Iran dismisses the impact of these penalties, saying trade and other measures imposed since the 1979 Islamic revolution toppled the U.S.-backed shah have made the country stronger.
During a public speech in Iran's western province of Ilam on Wednesday, President Mahmoud Ahmadinejad implied Tehran had no intention of changing course.
"We will not yield to pressure to abandon our rights ... The Iranian nation will not withdraw from its right (to nuclear technology) even one iota because of the pressures," said Ahmadinejad, whose firm nuclear stance has stoked many ordinary Iranians' sense of national dignity.
Some Iranian oil officials have admitted that foreign sanctions were hurting the key energy sector that was in desperate need of foreign investment.

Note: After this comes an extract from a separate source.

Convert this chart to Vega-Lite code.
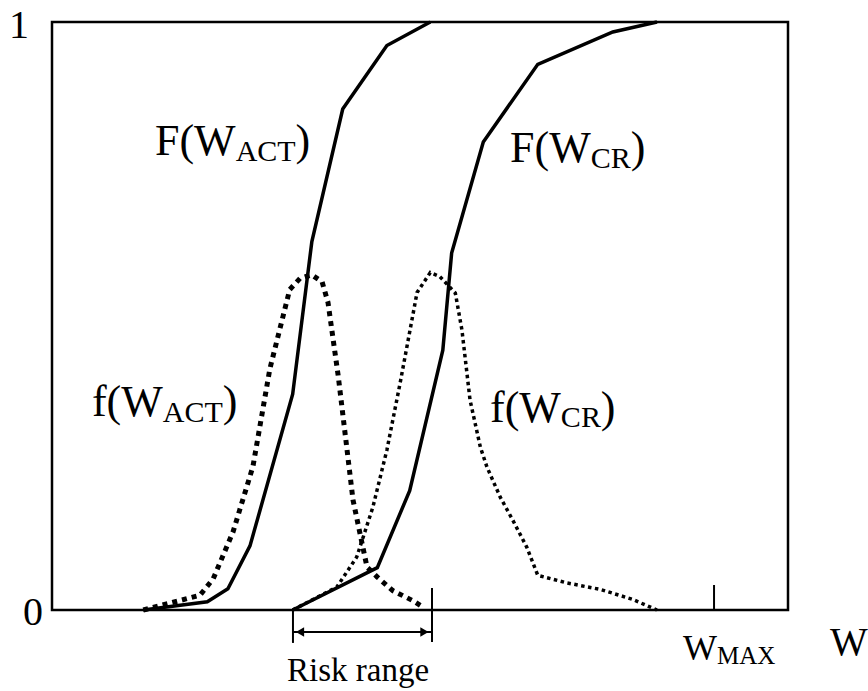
{
  "$schema": "https://vega.github.io/schema/vega-lite/v6.json",
  "width": 736,
  "height": 588,
  "autosize": "none",
  "padding": {"left": 52, "top": 22, "right": 80, "bottom": 81},
  "background": "white",
  "config": {
    "view": {"stroke": "black", "strokeWidth": 2.5},
    "text": {"font": "Liberation Serif", "color": "black"}
  },
  "datasets": {
    "curves": [
      {"series": "F_ACT", "W": 12.4, "v": 0},
      {"series": "F_ACT", "W": 21.1, "v": 0.014},
      {"series": "F_ACT", "W": 23.9, "v": 0.036},
      {"series": "F_ACT", "W": 26.9, "v": 0.109},
      {"series": "F_ACT", "W": 32.7, "v": 0.367},
      {"series": "F_ACT", "W": 35.3, "v": 0.626},
      {"series": "F_ACT", "W": 39.5, "v": 0.852},
      {"series": "F_ACT", "W": 45.5, "v": 0.96},
      {"series": "F_ACT", "W": 51.4, "v": 1.0},
      {"series": "F_CR", "W": 32.7, "v": 0},
      {"series": "F_CR", "W": 44.2, "v": 0.072},
      {"series": "F_CR", "W": 48.6, "v": 0.203},
      {"series": "F_CR", "W": 53.1, "v": 0.442},
      {"series": "F_CR", "W": 54.3, "v": 0.607},
      {"series": "F_CR", "W": 58.6, "v": 0.796},
      {"series": "F_CR", "W": 66.0, "v": 0.928},
      {"series": "F_CR", "W": 76.2, "v": 0.983},
      {"series": "F_CR", "W": 82.2, "v": 1.0},
      {"series": "f_ACT", "W": 12.4, "v": 0},
      {"series": "f_ACT", "W": 20.1, "v": 0.025},
      {"series": "f_ACT", "W": 21.9, "v": 0.053},
      {"series": "f_ACT", "W": 24.6, "v": 0.133},
      {"series": "f_ACT", "W": 27.3, "v": 0.244},
      {"series": "f_ACT", "W": 29.6, "v": 0.41},
      {"series": "f_ACT", "W": 31.4, "v": 0.5},
      {"series": "f_ACT", "W": 32.3, "v": 0.545},
      {"series": "f_ACT", "W": 33.7, "v": 0.564},
      {"series": "f_ACT", "W": 35.3, "v": 0.57},
      {"series": "f_ACT", "W": 36.7, "v": 0.558},
      {"series": "f_ACT", "W": 37.5, "v": 0.523},
      {"series": "f_ACT", "W": 38.9, "v": 0.397},
      {"series": "f_ACT", "W": 40.9, "v": 0.187},
      {"series": "f_ACT", "W": 42.8, "v": 0.073},
      {"series": "f_ACT", "W": 44.2, "v": 0.056},
      {"series": "f_ACT", "W": 46.3, "v": 0.033},
      {"series": "f_ACT", "W": 49.0, "v": 0.016},
      {"series": "f_ACT", "W": 50.4, "v": 0.005},
      {"series": "f_CR", "W": 32.7, "v": 0},
      {"series": "f_CR", "W": 38.7, "v": 0.039},
      {"series": "f_CR", "W": 41.4, "v": 0.09},
      {"series": "f_CR", "W": 43.6, "v": 0.175},
      {"series": "f_CR", "W": 45.5, "v": 0.272},
      {"series": "f_CR", "W": 47.3, "v": 0.386},
      {"series": "f_CR", "W": 49.6, "v": 0.54},
      {"series": "f_CR", "W": 51.4, "v": 0.574},
      {"series": "f_CR", "W": 52.7, "v": 0.567},
      {"series": "f_CR", "W": 54.8, "v": 0.539},
      {"series": "f_CR", "W": 55.7, "v": 0.476},
      {"series": "f_CR", "W": 56.8, "v": 0.357},
      {"series": "f_CR", "W": 58.2, "v": 0.277},
      {"series": "f_CR", "W": 59.1, "v": 0.243},
      {"series": "f_CR", "W": 60.9, "v": 0.192},
      {"series": "f_CR", "W": 62.6, "v": 0.153},
      {"series": "f_CR", "W": 64.5, "v": 0.107},
      {"series": "f_CR", "W": 66.0, "v": 0.059},
      {"series": "f_CR", "W": 70.0, "v": 0.046},
      {"series": "f_CR", "W": 74.5, "v": 0.035},
      {"series": "f_CR", "W": 78.9, "v": 0.018},
      {"series": "f_CR", "W": 82.2, "v": 0}
    ],
    "ticks": [
      {"W": 32.74, "v": 0, "v2": -0.056},
      {"W": 51.63, "v": 0.0374, "v2": -0.0544},
      {"W": 89.95, "v": 0, "v2": 0.0425}
    ],
    "span": [{"W": 32.74, "W2": 51.63, "v": -0.0374}],
    "heads": [
      {"W": 33.7, "v": -0.0374, "end": "left"},
      {"W": 50.6, "v": -0.0374, "end": "right"}
    ],
    "labels": [
      {"kind": "main", "text": "F(W", "W": 13.99, "v": 0.7738},
      {"kind": "sub", "text": "ACT", "W": 24.95, "v": 0.7636},
      {"kind": "main", "text": ")", "W": 33.1, "v": 0.7738},
      {"kind": "main", "text": "F(W", "W": 62.23, "v": 0.7619},
      {"kind": "sub", "text": "CR", "W": 73.19, "v": 0.7517},
      {"kind": "main", "text": ")", "W": 78.62, "v": 0.7619},
      {"kind": "main", "text": "f(W", "W": 5.43, "v": 0.3299},
      {"kind": "sub", "text": "ACT", "W": 15.06, "v": 0.3197},
      {"kind": "main", "text": ")", "W": 23.21, "v": 0.3299},
      {"kind": "main", "text": "f(W", "W": 59.51, "v": 0.3197},
      {"kind": "sub", "text": "CR", "W": 69.14, "v": 0.3112},
      {"kind": "main", "text": ")", "W": 74.57, "v": 0.3197},
      {"kind": "num", "text": "1", "W": -4.48, "v": 0.9728},
      {"kind": "num", "text": "0", "W": -2.58, "v": -0.0255},
      {"kind": "wmax", "text": "W", "W": 85.73, "v": -0.085},
      {"kind": "wmaxsub", "text": "MAX", "W": 90.35, "v": -0.0918},
      {"kind": "title", "text": "W", "W": 105.71, "v": -0.0765},
      {"kind": "note", "text": "Risk range", "W": 31.93, "v": -0.1207}
    ]
  },
  "encoding": {
    "x": {"field": "W", "type": "quantitative", "scale": {"domain": [0, 100], "nice": false, "zero": false}, "axis": null},
    "y": {"field": "v", "type": "quantitative", "scale": {"domain": [0, 1], "nice": false, "zero": false}, "axis": null}
  },
  "layer": [
    {
      "data": {"name": "curves"},
      "transform": [{"filter": "datum.series === 'F_ACT' || datum.series === 'F_CR'"}],
      "mark": {"type": "line", "color": "black", "strokeWidth": 3.5, "clip": false, "strokeJoin": "miter"},
      "encoding": {"detail": {"field": "series"}}
    },
    {
      "data": {"name": "curves"},
      "transform": [{"filter": "datum.series === 'f_ACT'"}],
      "mark": {"type": "line", "color": "black", "strokeWidth": 5, "strokeDash": [5, 5], "clip": false},
      "encoding": {}
    },
    {
      "data": {"name": "curves"},
      "transform": [{"filter": "datum.series === 'f_CR'"}],
      "mark": {"type": "line", "color": "black", "strokeWidth": 3.5, "strokeDash": [3.5, 3.5], "clip": false},
      "encoding": {}
    },
    {
      "data": {"name": "ticks"},
      "mark": {"type": "rule", "color": "black", "strokeWidth": 2, "clip": false},
      "encoding": {"y2": {"field": "v2"}}
    },
    {
      "data": {"name": "span"},
      "mark": {"type": "rule", "color": "black", "strokeWidth": 2, "clip": false},
      "encoding": {"x2": {"field": "W2"}}
    },
    {
      "data": {"name": "heads"},
      "mark": {"type": "point", "filled": true, "color": "black", "size": 90, "opacity": 1, "clip": false},
      "encoding": {
        "shape": {"field": "end", "type": "nominal", "scale": {"domain": ["left", "right"], "range": ["triangle-left", "triangle-right"]}, "legend": null}
      }
    },
    {
      "data": {"name": "labels"},
      "transform": [{"filter": "datum.kind === 'main'"}],
      "mark": {"type": "text", "fontSize": 44, "align": "left", "baseline": "alphabetic"},
      "encoding": {"text": {"field": "text"}}
    },
    {
      "data": {"name": "labels"},
      "transform": [{"filter": "datum.kind === 'sub'"}],
      "mark": {"type": "text", "fontSize": 30, "align": "left", "baseline": "alphabetic"},
      "encoding": {"text": {"field": "text"}}
    },
    {
      "data": {"name": "labels"},
      "transform": [{"filter": "datum.kind === 'num'"}],
      "mark": {"type": "text", "fontSize": 40, "align": "center", "baseline": "alphabetic"},
      "encoding": {"text": {"field": "text"}}
    },
    {
      "data": {"name": "labels"},
      "transform": [{"filter": "datum.kind === 'wmax'"}],
      "mark": {"type": "text", "fontSize": 36, "align": "left", "baseline": "alphabetic"},
      "encoding": {"text": {"field": "text"}}
    },
    {
      "data": {"name": "labels"},
      "transform": [{"filter": "datum.kind === 'wmaxsub'"}],
      "mark": {"type": "text", "fontSize": 25, "align": "left", "baseline": "alphabetic"},
      "encoding": {"text": {"field": "text"}}
    },
    {
      "data": {"name": "labels"},
      "transform": [{"filter": "datum.kind === 'title'"}],
      "mark": {"type": "text", "fontSize": 40, "align": "left", "baseline": "alphabetic"},
      "encoding": {"text": {"field": "text"}}
    },
    {
      "data": {"name": "labels"},
      "transform": [{"filter": "datum.kind === 'note'"}],
      "mark": {"type": "text", "fontSize": 33, "align": "left", "baseline": "alphabetic"},
      "encoding": {"text": {"field": "text"}}
    }
  ]
}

Though four rounds of the U.N. sanctions do not forbid the purchase of Iranian oil, many international oil firms and trading companies have stopped trading with Iran.
So far, big trade partners of Tehran — Russia and China — have blocked a ban on Iran's oil exports at the United Nations.
Iran's arch-foes Israel and the United States have not ruled out military action if diplomacy and sanctions fail to rein in Iran's nuclear work.
The presence of U.S. naval forces in the Gulf to secure a free passage for oil has increased concerns over a possible military conflict if Iran tries to block the waterway.
Analysts say Tehran could retaliate against any military strike by launching hit-and-run attacks in the Gulf and by closing the Strait of Hormuz.
About 40 percent of all traded oil leaves the Gulf region through the strategic waterway.
An Iranian analyst who declined to be named said the leadership could not reach a compromise with the West over its nuclear activities as it "would harm its prestige among its core supporters."
"Iranian officials are showing their teeth to prevent a military strike," said the analyst.
"Closing off the Strait of Hormuz will harm Iran's economy that will be very dangerous for the establishment ahead of the parliamentary vote."
Iran will hold its parliamentary election in March, the first litmus test of the clerical establishment's popularity since the 2009 disputed presidential vote, that the opposition says was rigged to secure Ahmadinejad's re-election.
The vote was followed by eight months of anti-government street protests and created a deepening political rift among the hardline rulers.
With the opposition leaders under house arrest since February and the main reformist political parties banned since the vote, Iranian hardline rulers are concerned a low turnout would question the establishment's legitimacy.
Frustration is simmering among lower- and middle-class Iranians over Ahmadinejad's economic policies. Prices of most consumer goods have risen substantially and many Iranians struggle to make ends meet.